• GIVEN REQUEST
Begin with the first line of the entries below and reproduce each line exactly, ending with the line that holds "const yTicks = [0, 20, 40, 60, 80, 100];".

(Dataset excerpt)
★ ★ ★

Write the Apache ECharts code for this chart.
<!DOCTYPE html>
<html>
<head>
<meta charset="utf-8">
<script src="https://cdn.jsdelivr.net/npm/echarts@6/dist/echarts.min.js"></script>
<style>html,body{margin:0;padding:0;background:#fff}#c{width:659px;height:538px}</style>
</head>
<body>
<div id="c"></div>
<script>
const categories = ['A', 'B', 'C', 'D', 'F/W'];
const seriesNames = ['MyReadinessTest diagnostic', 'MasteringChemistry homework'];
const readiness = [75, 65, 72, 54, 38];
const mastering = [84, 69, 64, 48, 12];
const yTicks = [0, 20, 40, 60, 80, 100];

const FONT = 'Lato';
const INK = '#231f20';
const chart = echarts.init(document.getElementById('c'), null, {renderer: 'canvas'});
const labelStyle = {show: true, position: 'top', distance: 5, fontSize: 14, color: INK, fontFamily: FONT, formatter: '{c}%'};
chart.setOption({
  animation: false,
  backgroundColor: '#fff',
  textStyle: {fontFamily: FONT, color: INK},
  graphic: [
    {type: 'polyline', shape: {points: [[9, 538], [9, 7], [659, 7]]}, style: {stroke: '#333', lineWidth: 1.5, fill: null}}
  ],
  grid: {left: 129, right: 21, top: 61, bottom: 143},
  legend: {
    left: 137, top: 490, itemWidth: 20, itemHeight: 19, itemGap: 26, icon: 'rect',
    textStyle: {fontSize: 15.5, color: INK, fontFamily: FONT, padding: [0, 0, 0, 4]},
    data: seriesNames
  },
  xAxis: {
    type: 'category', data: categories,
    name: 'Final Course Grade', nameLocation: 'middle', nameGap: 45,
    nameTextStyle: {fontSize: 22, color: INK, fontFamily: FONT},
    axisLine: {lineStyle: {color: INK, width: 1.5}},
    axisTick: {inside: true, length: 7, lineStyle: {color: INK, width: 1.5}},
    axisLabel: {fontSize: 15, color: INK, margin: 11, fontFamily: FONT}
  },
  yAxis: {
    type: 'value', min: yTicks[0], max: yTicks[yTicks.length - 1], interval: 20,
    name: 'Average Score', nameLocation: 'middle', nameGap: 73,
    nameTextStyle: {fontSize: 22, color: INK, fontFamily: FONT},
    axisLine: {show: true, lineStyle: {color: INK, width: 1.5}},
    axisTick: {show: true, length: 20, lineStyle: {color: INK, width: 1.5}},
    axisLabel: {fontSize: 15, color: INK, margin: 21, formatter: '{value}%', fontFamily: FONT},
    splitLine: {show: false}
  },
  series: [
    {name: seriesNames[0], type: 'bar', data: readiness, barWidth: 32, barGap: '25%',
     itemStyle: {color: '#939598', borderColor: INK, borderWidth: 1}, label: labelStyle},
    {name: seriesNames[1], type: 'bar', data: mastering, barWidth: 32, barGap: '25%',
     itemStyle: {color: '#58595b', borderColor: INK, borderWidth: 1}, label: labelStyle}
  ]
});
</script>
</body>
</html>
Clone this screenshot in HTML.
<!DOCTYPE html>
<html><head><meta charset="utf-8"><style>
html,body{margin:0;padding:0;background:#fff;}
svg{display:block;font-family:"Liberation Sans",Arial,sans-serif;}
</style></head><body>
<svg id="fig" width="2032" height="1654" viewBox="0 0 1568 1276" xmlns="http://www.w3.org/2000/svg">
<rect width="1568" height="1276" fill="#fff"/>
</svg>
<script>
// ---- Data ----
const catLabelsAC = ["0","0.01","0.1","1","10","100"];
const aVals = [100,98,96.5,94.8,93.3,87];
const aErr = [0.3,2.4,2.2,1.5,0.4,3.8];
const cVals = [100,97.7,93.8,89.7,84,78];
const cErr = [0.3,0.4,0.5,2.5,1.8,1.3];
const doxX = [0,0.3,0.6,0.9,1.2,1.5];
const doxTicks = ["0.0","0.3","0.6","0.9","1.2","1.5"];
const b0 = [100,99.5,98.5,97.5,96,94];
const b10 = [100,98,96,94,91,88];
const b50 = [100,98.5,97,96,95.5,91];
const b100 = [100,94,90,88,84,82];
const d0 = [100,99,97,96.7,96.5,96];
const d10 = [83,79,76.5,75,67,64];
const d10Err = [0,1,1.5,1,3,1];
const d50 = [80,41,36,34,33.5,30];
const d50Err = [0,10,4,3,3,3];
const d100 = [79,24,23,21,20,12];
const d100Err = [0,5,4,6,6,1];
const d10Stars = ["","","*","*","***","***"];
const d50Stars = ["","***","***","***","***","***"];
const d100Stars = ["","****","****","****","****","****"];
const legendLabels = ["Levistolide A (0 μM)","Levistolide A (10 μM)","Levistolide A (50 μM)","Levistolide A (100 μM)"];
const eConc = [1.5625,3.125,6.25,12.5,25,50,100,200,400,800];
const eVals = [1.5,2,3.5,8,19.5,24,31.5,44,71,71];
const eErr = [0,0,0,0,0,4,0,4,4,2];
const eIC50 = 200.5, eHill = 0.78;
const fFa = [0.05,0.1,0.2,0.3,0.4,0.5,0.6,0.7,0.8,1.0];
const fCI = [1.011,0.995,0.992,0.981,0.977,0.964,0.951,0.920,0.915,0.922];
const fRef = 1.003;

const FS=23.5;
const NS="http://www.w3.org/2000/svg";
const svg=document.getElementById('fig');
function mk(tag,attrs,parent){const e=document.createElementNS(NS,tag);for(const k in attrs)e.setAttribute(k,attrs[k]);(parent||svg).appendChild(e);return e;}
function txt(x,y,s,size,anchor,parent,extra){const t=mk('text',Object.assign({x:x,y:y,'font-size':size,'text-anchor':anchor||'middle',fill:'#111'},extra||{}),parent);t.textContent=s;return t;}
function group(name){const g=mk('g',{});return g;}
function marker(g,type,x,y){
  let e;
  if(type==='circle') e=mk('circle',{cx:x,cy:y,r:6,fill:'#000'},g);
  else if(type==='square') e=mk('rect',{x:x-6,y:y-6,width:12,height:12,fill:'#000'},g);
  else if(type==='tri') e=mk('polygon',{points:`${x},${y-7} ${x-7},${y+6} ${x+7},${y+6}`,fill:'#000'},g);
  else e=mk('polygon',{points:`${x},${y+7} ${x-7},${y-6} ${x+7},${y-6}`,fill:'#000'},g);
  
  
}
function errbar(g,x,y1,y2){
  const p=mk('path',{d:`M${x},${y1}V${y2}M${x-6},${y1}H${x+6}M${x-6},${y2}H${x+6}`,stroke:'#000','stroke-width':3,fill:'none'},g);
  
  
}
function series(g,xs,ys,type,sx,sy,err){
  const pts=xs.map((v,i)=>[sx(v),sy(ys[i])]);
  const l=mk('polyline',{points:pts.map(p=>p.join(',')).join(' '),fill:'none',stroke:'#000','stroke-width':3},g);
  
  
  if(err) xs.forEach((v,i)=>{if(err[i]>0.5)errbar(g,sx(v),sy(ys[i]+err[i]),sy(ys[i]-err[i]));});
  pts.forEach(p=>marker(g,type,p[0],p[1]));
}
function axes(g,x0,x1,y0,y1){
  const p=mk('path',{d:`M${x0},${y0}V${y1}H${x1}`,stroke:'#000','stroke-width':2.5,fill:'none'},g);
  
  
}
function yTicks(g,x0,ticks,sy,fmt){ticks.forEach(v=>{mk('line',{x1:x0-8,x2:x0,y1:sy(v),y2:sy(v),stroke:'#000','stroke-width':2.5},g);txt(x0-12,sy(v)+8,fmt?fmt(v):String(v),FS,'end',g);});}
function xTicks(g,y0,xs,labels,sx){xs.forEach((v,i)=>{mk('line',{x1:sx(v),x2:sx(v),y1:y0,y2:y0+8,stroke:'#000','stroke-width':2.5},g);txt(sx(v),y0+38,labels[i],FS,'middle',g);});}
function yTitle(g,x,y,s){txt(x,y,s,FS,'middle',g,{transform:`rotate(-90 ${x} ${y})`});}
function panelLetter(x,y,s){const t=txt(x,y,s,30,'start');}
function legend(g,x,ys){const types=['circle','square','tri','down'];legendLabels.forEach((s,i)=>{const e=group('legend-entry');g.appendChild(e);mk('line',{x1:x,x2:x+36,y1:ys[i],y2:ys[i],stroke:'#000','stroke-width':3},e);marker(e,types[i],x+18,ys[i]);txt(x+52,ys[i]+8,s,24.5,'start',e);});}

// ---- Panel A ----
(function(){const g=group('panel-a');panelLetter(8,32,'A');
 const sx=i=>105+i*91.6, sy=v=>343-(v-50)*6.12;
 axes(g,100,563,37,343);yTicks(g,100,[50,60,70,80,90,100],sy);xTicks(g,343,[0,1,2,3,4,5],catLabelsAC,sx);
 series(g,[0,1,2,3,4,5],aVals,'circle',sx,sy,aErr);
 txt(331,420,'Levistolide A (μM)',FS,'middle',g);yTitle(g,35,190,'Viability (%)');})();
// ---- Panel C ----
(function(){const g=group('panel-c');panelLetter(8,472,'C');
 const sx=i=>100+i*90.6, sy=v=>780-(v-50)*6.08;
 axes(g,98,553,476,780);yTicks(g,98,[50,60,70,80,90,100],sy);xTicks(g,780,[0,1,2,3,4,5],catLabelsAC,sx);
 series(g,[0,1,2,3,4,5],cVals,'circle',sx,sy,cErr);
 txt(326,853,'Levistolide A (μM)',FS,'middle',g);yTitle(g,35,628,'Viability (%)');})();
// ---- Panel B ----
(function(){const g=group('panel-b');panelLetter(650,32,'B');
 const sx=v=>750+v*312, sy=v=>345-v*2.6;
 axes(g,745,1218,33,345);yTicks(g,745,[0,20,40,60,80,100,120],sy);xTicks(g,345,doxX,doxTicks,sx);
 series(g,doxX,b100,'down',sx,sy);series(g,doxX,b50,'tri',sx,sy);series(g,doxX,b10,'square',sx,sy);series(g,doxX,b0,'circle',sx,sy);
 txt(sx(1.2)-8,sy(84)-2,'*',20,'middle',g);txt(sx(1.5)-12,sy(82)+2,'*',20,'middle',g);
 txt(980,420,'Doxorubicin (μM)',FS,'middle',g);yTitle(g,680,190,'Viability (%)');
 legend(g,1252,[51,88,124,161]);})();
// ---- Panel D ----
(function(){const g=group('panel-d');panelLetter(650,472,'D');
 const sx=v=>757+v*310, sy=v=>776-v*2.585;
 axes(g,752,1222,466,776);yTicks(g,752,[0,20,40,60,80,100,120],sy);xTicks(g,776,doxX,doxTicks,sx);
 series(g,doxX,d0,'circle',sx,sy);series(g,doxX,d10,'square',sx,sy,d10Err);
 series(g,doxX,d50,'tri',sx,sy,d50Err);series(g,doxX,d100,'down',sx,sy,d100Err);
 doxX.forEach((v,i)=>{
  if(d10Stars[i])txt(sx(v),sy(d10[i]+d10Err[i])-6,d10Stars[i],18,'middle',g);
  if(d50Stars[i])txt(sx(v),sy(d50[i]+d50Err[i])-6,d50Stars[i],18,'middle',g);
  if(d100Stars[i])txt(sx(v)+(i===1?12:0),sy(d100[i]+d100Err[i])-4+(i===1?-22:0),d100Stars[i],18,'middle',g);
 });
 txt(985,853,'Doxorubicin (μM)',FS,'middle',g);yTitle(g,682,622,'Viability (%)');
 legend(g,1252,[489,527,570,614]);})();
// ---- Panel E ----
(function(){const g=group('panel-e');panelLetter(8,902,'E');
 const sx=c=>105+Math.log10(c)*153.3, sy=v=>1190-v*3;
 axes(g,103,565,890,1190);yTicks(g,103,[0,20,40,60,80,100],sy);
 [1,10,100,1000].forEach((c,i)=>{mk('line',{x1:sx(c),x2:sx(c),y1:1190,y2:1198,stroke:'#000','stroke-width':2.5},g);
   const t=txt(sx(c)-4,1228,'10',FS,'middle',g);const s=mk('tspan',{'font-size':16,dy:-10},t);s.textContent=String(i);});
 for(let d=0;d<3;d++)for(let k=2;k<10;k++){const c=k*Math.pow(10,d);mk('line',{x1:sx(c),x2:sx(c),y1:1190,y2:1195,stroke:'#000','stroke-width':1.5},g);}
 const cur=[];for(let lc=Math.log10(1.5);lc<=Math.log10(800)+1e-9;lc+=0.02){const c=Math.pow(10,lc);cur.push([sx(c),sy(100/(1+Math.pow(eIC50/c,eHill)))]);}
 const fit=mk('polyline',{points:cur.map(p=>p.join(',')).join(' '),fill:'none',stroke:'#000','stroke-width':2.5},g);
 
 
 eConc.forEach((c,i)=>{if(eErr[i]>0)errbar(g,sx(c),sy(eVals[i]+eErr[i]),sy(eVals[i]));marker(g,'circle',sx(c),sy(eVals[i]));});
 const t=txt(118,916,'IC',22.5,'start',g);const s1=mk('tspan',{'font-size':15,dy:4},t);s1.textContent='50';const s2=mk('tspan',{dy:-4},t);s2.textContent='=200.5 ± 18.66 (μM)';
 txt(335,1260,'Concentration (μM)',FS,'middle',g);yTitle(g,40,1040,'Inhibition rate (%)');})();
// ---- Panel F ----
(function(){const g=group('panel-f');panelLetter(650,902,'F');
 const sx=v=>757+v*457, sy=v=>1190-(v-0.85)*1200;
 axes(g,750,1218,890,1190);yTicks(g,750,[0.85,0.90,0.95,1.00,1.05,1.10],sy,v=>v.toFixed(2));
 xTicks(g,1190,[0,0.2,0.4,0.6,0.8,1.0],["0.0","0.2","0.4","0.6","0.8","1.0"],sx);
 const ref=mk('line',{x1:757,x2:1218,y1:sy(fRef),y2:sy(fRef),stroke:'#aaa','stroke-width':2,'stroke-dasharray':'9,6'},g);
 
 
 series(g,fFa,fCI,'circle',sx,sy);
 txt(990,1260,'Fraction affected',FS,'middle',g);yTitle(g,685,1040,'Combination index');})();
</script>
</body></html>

★ ★ ★

• TASK OUTPUT
Write the Apache ECharts code for this chart.
<!DOCTYPE html>
<html>
<head>
<meta charset="utf-8">
<script src="https://cdn.jsdelivr.net/npm/echarts@6/dist/echarts.min.js"></script>
<style>html,body{margin:0;padding:0;background:#fff}#c{width:659px;height:538px}</style>
</head>
<body>
<div id="c"></div>
<script>
const categories = ['A', 'B', 'C', 'D', 'F/W'];
const seriesNames = ['MyReadinessTest diagnostic', 'MasteringChemistry homework'];
const readiness = [75, 65, 72, 54, 38];
const mastering = [84, 69, 64, 48, 12];
const yTicks = [0, 20, 40, 60, 80, 100];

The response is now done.